Au-delà de la communication, la représentativité est également un élément important pour encourager les personnes noires à utiliser les services de santé mentale, estiment les deux expertes. (Photo: 123RF)
Les mots équité, diversité et inclusion vous donnent le tournis? Vous vous demandez comment incarner ces valeurs, au-delà des techniques de marketing? La boîte à EDI s’invite dans les discussions pour que vos équipes soient réellement à l’image de notre société.

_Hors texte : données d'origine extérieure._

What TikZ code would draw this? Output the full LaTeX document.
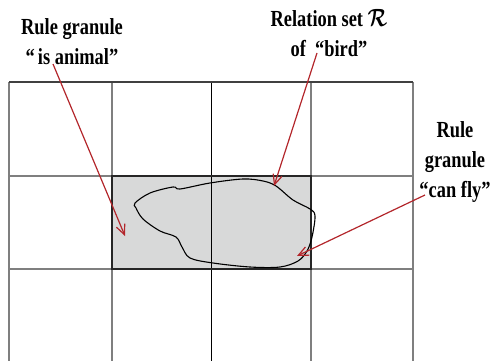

LA BOÎTE À EDI. Saviez-vous que vos employés noirs n’utilisent probablement pas les services en santé mentale inclus dans votre programme d’aide aux employés ou dans vos assurances collectives? Culturelle, historique, socioéconomique; les raisons de cette sous-utilisation des soins sont multiples. Et la résolution de ce «problème majeur», qui s’étend à l’échelle nationale, est une responsabilité partagée entre les ressources humaines, la direction et les personnes noires elles-mêmes.
Selon une étude menée par la Commission de la santé mentale du Canada, entre 2001 et 2014, 38,3% des résidents canadiens noirs qui ont rapporté avoir une santé mentale mauvaise ou passable ont eu recours à des services de santé mentale, et ce, contre 50,8% des résidents canadiens blancs.
«Le stigma est très fort dans la communauté noire, soutient Noellie Dias, consultante en développement organisationnel à Iceberg Management. Demandez de l’aide pour soigner un problème de santé mentale ou même concevoir qu’on en a un, c’est admettre qu’on a une faiblesse, qu’on échoue.»
Cette perception culturelle s’explique entre autres par la présence de traumas intergénérationnels, mais également par un manque de confiance envers le système médical, explique Mamy Kalambay, psychothérapeute enregistrée. «Les personnes noires ont souvent été utilisées comme cobaye de recherche pour la science. Encore aujourd’hui, on conserve le stéréotype de la femme noire qui est forte et qui peut tolérer plus que n’importe qui d’autre.»
Entreprises, à vous de jouer!
Noellie Dias pointe également du doigt la mauvaise communication de l’entreprise elle-même à l’interne. Selon elle, les programmes d’aide et les assurances collectives sont méconnus, car ils ne sont pas assez régulièrement promus par les ressources humaines.
«Les ressources humaines doivent être des porte-étendards de la santé mentale», souligne la consultante. Cependant, ceci ne serait pas possible sans l’aval de la direction, continue-t-elle. Celle-ci doit inscrire le bien-être de ses employés au sein de ses orientations stratégiques et surtout, transcrire le tout dans son service de soins.
Au-delà de la communication, la représentativité est également un élément important pour encourager les personnes noires à utiliser les services de santé mentale, estiment les deux expertes.
«[Avoir accès à un spécialiste noir], ça m’indiquerait qu’il connait au moins 50% de mon histoire, qu’il parle mon langage», indique Noellie Dias.
«Est-ce que les thérapeutes disponibles dans vos programmes d’aide aux employés sont noirs ou ont des compétences culturelles pour aider les personnes issues des communautés? Tant que la réponse sera non, il y aura un blocage», ajoute Mamy Kalambay.
Elle observe d’ailleurs un manque de professionnels de la santé mentale noirs au Québec en comparaison avec l’Ontario, province où elle exerce à titre de psychothérapeute. Et pourtant, les chiffres le disent, la demande est bien présente. Ce sont 60% des résidents noirs canadiens qui ont déclaré qu’ils seraient plus enclins à utiliser les services de santé mentale si le professionnel était noir, révèle un sondage mené en 2018 par la Commission de la santé mentale du Canada.
De petites actions qui comptent
En plus de rendre les soins disponibles, l’employeur a également la responsabilité de sonder ses employés pour s’assurer que les programmes mis à leur disposition répondent réellement à leurs besoins, poursuit Noellie Dias. «Les besoins varient dans le temps et selon chaque personne. Une personne noire ne sera pas la première à sauter sur le service de santé mentale, ce n'est pas une motivation intrinsèque pour elle. Elle a plutôt besoin d'avoir la meilleure expérience possible, de ne pas se sentir jugée.»
Et pourquoi ne pas mettre sur pied un bottin de ressources d’aide destinée aux personnes noires? propose Mamy Kalambay. Elle nomme entre autres Montréal en action, le Black Healing Fund et Jeunesse, J’écoute.
«Ces petites actions peuvent faire toute la différence au quotidien, souligne Noellie Dias. Autant en termes de rétention et de mobilisation du personnel.»